▸ **The problem**:
Retype the complete listing exactly as it appears.
#### Source excerpt ####
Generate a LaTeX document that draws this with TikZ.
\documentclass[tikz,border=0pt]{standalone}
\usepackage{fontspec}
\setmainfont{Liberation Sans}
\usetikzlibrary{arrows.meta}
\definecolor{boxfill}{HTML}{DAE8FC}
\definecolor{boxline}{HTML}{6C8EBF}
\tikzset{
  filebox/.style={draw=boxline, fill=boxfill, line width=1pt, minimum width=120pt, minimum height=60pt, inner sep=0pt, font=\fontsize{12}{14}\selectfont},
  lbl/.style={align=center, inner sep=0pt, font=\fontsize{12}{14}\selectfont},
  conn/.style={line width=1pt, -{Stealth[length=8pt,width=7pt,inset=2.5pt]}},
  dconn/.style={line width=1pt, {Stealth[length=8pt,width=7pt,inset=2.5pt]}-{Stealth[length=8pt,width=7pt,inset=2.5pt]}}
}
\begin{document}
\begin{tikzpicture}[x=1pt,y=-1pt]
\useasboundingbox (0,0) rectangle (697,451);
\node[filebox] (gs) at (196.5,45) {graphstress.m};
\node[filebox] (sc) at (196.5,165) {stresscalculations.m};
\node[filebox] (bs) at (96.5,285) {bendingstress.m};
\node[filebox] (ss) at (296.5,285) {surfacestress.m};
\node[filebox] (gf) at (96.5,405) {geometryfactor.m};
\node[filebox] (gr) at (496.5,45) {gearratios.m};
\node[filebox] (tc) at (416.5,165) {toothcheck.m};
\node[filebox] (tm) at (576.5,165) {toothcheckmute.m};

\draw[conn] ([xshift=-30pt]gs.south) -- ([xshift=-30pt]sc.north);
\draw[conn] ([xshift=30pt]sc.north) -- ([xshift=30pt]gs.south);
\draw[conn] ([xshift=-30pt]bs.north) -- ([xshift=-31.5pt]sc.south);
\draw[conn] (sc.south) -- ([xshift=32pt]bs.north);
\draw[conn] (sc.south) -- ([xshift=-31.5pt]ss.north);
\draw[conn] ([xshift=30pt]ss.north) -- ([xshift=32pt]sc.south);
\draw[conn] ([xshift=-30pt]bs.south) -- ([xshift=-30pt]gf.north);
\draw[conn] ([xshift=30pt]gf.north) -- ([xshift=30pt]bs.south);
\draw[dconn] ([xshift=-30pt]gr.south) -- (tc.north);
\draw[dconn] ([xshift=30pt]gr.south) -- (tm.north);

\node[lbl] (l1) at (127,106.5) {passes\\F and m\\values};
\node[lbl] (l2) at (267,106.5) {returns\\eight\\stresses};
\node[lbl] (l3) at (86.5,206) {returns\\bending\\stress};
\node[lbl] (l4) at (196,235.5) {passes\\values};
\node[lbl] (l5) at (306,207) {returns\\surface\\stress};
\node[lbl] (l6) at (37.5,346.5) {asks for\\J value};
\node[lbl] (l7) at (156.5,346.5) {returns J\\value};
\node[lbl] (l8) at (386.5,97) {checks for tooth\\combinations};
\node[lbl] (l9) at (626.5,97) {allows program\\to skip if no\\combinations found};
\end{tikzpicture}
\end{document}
####
▸ **Exercise result**:
Generate a LaTeX document that draws this with TikZ.
\documentclass[tikz,border=0pt]{standalone}
\usepackage{fontspec}
\setmainfont{Liberation Sans}
\usetikzlibrary{arrows.meta}
\definecolor{boxfill}{HTML}{DAE8FC}
\definecolor{boxline}{HTML}{6C8EBF}
\tikzset{
  filebox/.style={draw=boxline, fill=boxfill, line width=1pt, minimum width=120pt, minimum height=60pt, inner sep=0pt, font=\fontsize{12}{14}\selectfont},
  lbl/.style={align=center, inner sep=0pt, font=\fontsize{12}{14}\selectfont},
  conn/.style={line width=1pt, -{Stealth[length=8pt,width=7pt,inset=2.5pt]}},
  dconn/.style={line width=1pt, {Stealth[length=8pt,width=7pt,inset=2.5pt]}-{Stealth[length=8pt,width=7pt,inset=2.5pt]}}
}
\begin{document}
\begin{tikzpicture}[x=1pt,y=-1pt]
\useasboundingbox (0,0) rectangle (697,451);
\node[filebox] (gs) at (196.5,45) {graphstress.m};
\node[filebox] (sc) at (196.5,165) {stresscalculations.m};
\node[filebox] (bs) at (96.5,285) {bendingstress.m};
\node[filebox] (ss) at (296.5,285) {surfacestress.m};
\node[filebox] (gf) at (96.5,405) {geometryfactor.m};
\node[filebox] (gr) at (496.5,45) {gearratios.m};
\node[filebox] (tc) at (416.5,165) {toothcheck.m};
\node[filebox] (tm) at (576.5,165) {toothcheckmute.m};

\draw[conn] ([xshift=-30pt]gs.south) -- ([xshift=-30pt]sc.north);
\draw[conn] ([xshift=30pt]sc.north) -- ([xshift=30pt]gs.south);
\draw[conn] ([xshift=-30pt]bs.north) -- ([xshift=-31.5pt]sc.south);
\draw[conn] (sc.south) -- ([xshift=32pt]bs.north);
\draw[conn] (sc.south) -- ([xshift=-31.5pt]ss.north);
\draw[conn] ([xshift=30pt]ss.north) -- ([xshift=32pt]sc.south);
\draw[conn] ([xshift=-30pt]bs.south) -- ([xshift=-30pt]gf.north);
\draw[conn] ([xshift=30pt]gf.north) -- ([xshift=30pt]bs.south);
\draw[dconn] ([xshift=-30pt]gr.south) -- (tc.north);
\draw[dconn] ([xshift=30pt]gr.south) -- (tm.north);

\node[lbl] (l1) at (127,106.5) {passes\\F and m\\values};
\node[lbl] (l2) at (267,106.5) {returns\\eight\\stresses};
\node[lbl] (l3) at (86.5,206) {returns\\bending\\stress};
\node[lbl] (l4) at (196,235.5) {passes\\values};
\node[lbl] (l5) at (306,207) {returns\\surface\\stress};
\node[lbl] (l6) at (37.5,346.5) {asks for\\J value};
\node[lbl] (l7) at (156.5,346.5) {returns J\\value};
\node[lbl] (l8) at (386.5,97) {checks for tooth\\combinations};
\node[lbl] (l9) at (626.5,97) {allows program\\to skip if no\\combinations found};
\end{tikzpicture}
\end{document}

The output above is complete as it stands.